Before she was promoted to succeed Steven Sund as chief on Jan. 8, Pittman was assistant chief of the Protective and Intelligence Operations, a role that included oversight of the Intelligence and Interagency Coordination Division (IICD), an entity that partners with security and law enforcement agencies to obtain information about potential threats to Congress.

“Following the events of January 6th, it has been suggested that the Department either was ignorant of or ignored critical intelligence that indicated that an attack of the magnitude experienced on January 6th was known and probable,” Pittman says in her written testimony. “This implication simply is not true.”

At a joint Senate hearing Tuesday, Sund told lawmakers the department received a Jan. 5 FBI intelligence report from the bureau’s Norfolk field office warning of a “war” the next day, but that a sergeant in the department’s intelligence division who received the crucial information did not elevate it to the top. It is not clear why the threat report didn’t make it past the sergeant.

“The United States Capitol Police department did get that report. I was just advised of that in the last 24 hours,” Sund said at the hearing. “That report made it from the joint terrorism task force over to our intelligence bureau, over to a sergeant there, and ceased moving forward at that point. No leadership, myself included, over at Capitol Police was made aware of that at the time of the event.”

Pittman says in her written remarks that leading up to Jan. 6, the IICD “gathered information about the anticipated events of that day, which came from law enforcement partners such as the FBI and open sources.” Pittman said that unit issued a final special assessment on Jan. 3 indicating that militia members, white supremacists and other extremist groups would be participating and planned to be armed.

Further, unlike previous post-election protests, the demonstrators were targeting the Joint Session of Congress to certify the Electoral College win of Joe Biden and the threat of violence could not be ruled out.

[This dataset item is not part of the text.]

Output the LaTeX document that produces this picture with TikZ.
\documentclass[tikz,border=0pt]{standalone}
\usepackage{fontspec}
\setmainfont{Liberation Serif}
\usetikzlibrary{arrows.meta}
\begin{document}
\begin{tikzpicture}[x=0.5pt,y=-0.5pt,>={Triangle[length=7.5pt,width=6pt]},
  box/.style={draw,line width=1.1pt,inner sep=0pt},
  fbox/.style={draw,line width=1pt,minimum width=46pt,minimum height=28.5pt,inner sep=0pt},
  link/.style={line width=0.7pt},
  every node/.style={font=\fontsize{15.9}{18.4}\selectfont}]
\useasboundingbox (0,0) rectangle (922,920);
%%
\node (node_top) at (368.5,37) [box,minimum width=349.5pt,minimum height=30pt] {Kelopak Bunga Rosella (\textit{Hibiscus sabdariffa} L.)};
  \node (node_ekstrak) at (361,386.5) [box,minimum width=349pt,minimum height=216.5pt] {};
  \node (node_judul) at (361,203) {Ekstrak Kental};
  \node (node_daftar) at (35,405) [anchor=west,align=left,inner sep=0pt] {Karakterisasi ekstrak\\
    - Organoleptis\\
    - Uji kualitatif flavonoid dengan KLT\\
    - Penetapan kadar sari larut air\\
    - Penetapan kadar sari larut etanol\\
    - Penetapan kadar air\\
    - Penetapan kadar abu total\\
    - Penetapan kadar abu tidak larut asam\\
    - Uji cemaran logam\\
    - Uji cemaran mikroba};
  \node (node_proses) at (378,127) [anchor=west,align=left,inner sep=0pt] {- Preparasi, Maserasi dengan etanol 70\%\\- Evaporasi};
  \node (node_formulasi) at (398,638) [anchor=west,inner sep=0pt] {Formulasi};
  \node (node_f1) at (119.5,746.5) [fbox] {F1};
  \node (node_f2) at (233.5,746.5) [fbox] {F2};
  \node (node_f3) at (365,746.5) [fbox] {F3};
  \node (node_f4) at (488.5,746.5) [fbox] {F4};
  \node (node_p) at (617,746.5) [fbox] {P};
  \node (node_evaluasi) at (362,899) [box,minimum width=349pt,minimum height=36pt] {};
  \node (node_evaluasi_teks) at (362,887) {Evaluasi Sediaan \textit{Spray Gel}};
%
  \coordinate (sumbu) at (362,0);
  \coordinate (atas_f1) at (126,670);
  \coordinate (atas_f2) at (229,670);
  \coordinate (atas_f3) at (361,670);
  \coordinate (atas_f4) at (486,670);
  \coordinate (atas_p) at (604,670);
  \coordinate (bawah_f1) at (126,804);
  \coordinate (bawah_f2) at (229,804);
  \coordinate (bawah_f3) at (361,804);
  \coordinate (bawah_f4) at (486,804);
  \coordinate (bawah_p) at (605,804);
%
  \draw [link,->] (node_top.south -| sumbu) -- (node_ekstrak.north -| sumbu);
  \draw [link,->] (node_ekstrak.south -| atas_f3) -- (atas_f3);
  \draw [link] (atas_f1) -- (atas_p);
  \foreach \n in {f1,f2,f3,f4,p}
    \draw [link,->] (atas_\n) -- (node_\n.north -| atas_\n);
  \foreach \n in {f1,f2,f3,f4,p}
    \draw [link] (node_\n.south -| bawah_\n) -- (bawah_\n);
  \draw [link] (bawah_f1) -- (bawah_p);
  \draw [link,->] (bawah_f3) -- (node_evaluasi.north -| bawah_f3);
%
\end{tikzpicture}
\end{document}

Additionally, the assessment noted that supporters of then-President Donald Trump saw Jan. 6 as the final chance to overturn the presidential election results, and that a sense of desperation and disappointment could lead to more of an incentive to become violent.

This assessment, which was emailed to all officers above the rank of sergeant, alerted the Capitol Police that the demonstration on Jan. 6 would be different than other pro-Trump protests organized after the election.

“Based on the assessment, the Department understood that this demonstration would be unlike the previous demonstrations held by protesters with similar ideologies in November and December 2020,” Pittman said.

The Capitol Police made substantial changes to its security posture after the Jan. 3 assessment to prepare, including increasing the size of dignitary protection details, posting agents at congressional leaders’ residences, and extending the operations of the Investigations Division and the IICD to work around the clock, among other efforts.

“Although the Department’s January 3rd Special Assessment foretold of a significant
likelihood for violence on Capitol grounds by extremists groups, it did not identify a specific credible threat indicating that thousands of American citizens would descend upon the U.S. Capitol attacking police officers with the goal of breaking into the U.S. Capitol Building to harm Members and prevent the certification of Electoral College votes,” Pittman says in her testimony. “Nor did the intelligence received from the FBI or any other law enforcement partners include any specific credible threat that thousands of American citizens would attack the U.S. Capitol.”

Pittman, along with six other officials, recently received a no confidence vote from the Capitol Police department’s union.

After the insurrection was subdued, Legislative Branch Appropriations Subcommittee Chairman Tim Ryan, D-Ohio, said the department failed to properly plan.

“There were clearly enormous, strategic and planning failures by the Capitol Police, by the Sergeant at Arms and anybody else who was a part of coordinating this effort here,” Ryan, an Ohio Democrat, said on Jan. 6. “This is the United States Capitol building with the United States Congress in session handling the presidential election process.”

Ryan has previously said he supports the union’s call for Pittman and Assistant Chief Chad Thomas to be terminated.